AIM →
Reproduce each line of the material exactly, minus any picture.

+++ DATASET CONTENT

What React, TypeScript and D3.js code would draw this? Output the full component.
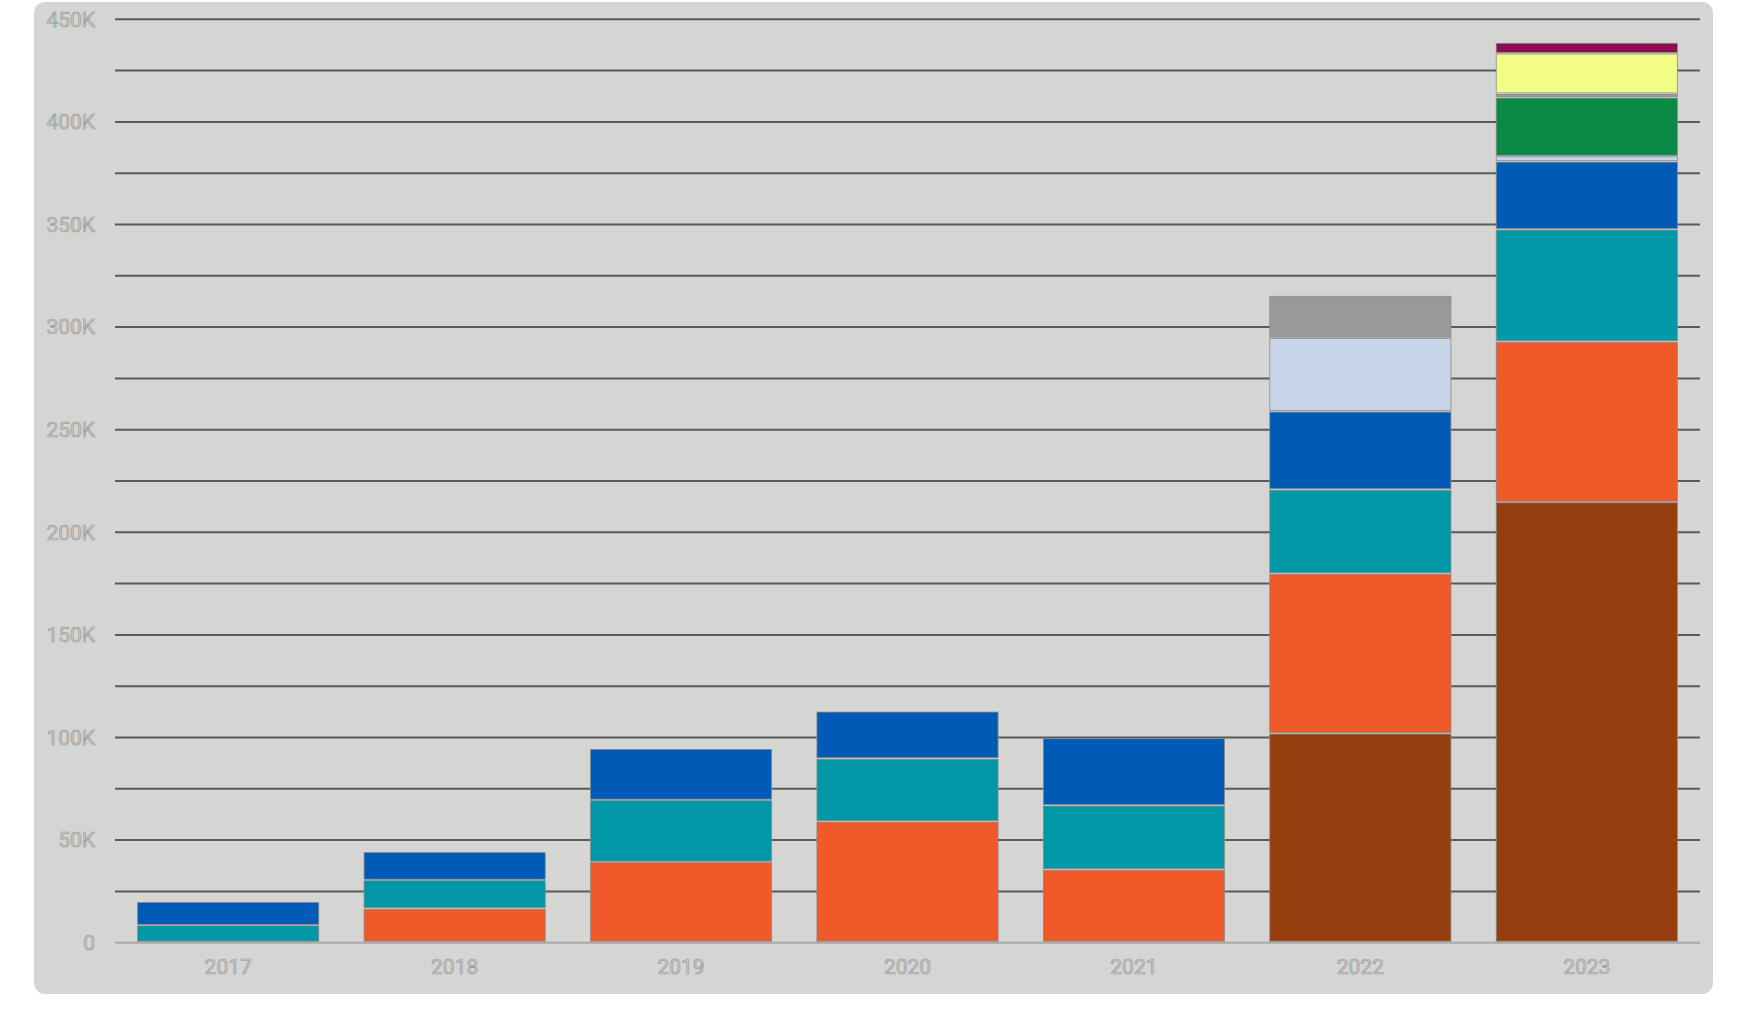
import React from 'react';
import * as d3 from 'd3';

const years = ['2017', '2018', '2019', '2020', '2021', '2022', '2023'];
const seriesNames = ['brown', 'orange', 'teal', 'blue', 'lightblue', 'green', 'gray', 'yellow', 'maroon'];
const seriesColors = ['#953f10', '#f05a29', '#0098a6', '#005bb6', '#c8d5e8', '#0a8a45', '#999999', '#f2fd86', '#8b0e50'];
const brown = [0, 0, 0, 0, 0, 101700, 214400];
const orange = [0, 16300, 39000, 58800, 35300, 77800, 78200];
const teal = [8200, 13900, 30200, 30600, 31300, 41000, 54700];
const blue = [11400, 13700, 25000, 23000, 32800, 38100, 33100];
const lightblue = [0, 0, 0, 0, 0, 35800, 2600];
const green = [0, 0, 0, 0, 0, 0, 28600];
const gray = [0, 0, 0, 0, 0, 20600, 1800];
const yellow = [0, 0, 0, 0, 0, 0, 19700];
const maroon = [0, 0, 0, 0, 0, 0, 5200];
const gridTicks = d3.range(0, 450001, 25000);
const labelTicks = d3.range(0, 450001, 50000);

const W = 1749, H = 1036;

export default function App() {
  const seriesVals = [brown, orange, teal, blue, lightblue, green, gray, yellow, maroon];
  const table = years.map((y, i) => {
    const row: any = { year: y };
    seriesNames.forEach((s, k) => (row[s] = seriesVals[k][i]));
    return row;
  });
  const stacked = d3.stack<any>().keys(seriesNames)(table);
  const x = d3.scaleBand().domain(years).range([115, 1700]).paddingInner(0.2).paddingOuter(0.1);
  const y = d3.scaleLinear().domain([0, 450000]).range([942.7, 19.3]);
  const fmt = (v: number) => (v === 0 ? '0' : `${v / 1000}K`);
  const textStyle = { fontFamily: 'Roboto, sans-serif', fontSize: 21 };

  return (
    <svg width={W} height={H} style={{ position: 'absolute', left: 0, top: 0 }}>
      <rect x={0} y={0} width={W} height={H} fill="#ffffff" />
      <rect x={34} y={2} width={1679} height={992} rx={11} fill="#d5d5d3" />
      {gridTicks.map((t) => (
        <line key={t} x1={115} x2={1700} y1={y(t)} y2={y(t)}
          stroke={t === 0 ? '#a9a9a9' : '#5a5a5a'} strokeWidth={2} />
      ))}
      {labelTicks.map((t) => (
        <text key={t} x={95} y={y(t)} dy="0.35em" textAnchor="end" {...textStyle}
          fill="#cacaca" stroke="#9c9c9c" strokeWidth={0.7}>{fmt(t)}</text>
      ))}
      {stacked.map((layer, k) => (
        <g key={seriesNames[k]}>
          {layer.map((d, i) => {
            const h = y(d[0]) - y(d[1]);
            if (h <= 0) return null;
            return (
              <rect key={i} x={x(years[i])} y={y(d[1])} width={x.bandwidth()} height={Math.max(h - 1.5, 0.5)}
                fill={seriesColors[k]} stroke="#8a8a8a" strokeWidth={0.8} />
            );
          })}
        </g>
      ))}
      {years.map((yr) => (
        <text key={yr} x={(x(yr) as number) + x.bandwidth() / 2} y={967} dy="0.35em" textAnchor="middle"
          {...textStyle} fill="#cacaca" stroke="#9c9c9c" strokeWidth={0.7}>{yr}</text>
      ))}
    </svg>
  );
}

++++++

FINISHED ANSWER →
What React, TypeScript and D3.js code would draw this? Output the full component.
import React from 'react';
import * as d3 from 'd3';

const years = ['2017', '2018', '2019', '2020', '2021', '2022', '2023'];
const seriesNames = ['brown', 'orange', 'teal', 'blue', 'lightblue', 'green', 'gray', 'yellow', 'maroon'];
const seriesColors = ['#953f10', '#f05a29', '#0098a6', '#005bb6', '#c8d5e8', '#0a8a45', '#999999', '#f2fd86', '#8b0e50'];
const brown = [0, 0, 0, 0, 0, 101700, 214400];
const orange = [0, 16300, 39000, 58800, 35300, 77800, 78200];
const teal = [8200, 13900, 30200, 30600, 31300, 41000, 54700];
const blue = [11400, 13700, 25000, 23000, 32800, 38100, 33100];
const lightblue = [0, 0, 0, 0, 0, 35800, 2600];
const green = [0, 0, 0, 0, 0, 0, 28600];
const gray = [0, 0, 0, 0, 0, 20600, 1800];
const yellow = [0, 0, 0, 0, 0, 0, 19700];
const maroon = [0, 0, 0, 0, 0, 0, 5200];
const gridTicks = d3.range(0, 450001, 25000);
const labelTicks = d3.range(0, 450001, 50000);

const W = 1749, H = 1036;

export default function App() {
  const seriesVals = [brown, orange, teal, blue, lightblue, green, gray, yellow, maroon];
  const table = years.map((y, i) => {
    const row: any = { year: y };
    seriesNames.forEach((s, k) => (row[s] = seriesVals[k][i]));
    return row;
  });
  const stacked = d3.stack<any>().keys(seriesNames)(table);
  const x = d3.scaleBand().domain(years).range([115, 1700]).paddingInner(0.2).paddingOuter(0.1);
  const y = d3.scaleLinear().domain([0, 450000]).range([942.7, 19.3]);
  const fmt = (v: number) => (v === 0 ? '0' : `${v / 1000}K`);
  const textStyle = { fontFamily: 'Roboto, sans-serif', fontSize: 21 };

  return (
    <svg width={W} height={H} style={{ position: 'absolute', left: 0, top: 0 }}>
      <rect x={0} y={0} width={W} height={H} fill="#ffffff" />
      <rect x={34} y={2} width={1679} height={992} rx={11} fill="#d5d5d3" />
      {gridTicks.map((t) => (
        <line key={t} x1={115} x2={1700} y1={y(t)} y2={y(t)}
          stroke={t === 0 ? '#a9a9a9' : '#5a5a5a'} strokeWidth={2} />
      ))}
      {labelTicks.map((t) => (
        <text key={t} x={95} y={y(t)} dy="0.35em" textAnchor="end" {...textStyle}
          fill="#cacaca" stroke="#9c9c9c" strokeWidth={0.7}>{fmt(t)}</text>
      ))}
      {stacked.map((layer, k) => (
        <g key={seriesNames[k]}>
          {layer.map((d, i) => {
            const h = y(d[0]) - y(d[1]);
            if (h <= 0) return null;
            return (
              <rect key={i} x={x(years[i])} y={y(d[1])} width={x.bandwidth()} height={Math.max(h - 1.5, 0.5)}
                fill={seriesColors[k]} stroke="#8a8a8a" strokeWidth={0.8} />
            );
          })}
        </g>
      ))}
      {years.map((yr) => (
        <text key={yr} x={(x(yr) as number) + x.bandwidth() / 2} y={967} dy="0.35em" textAnchor="middle"
          {...textStyle} fill="#cacaca" stroke="#9c9c9c" strokeWidth={0.7}>{yr}</text>
      ))}
    </svg>
  );
}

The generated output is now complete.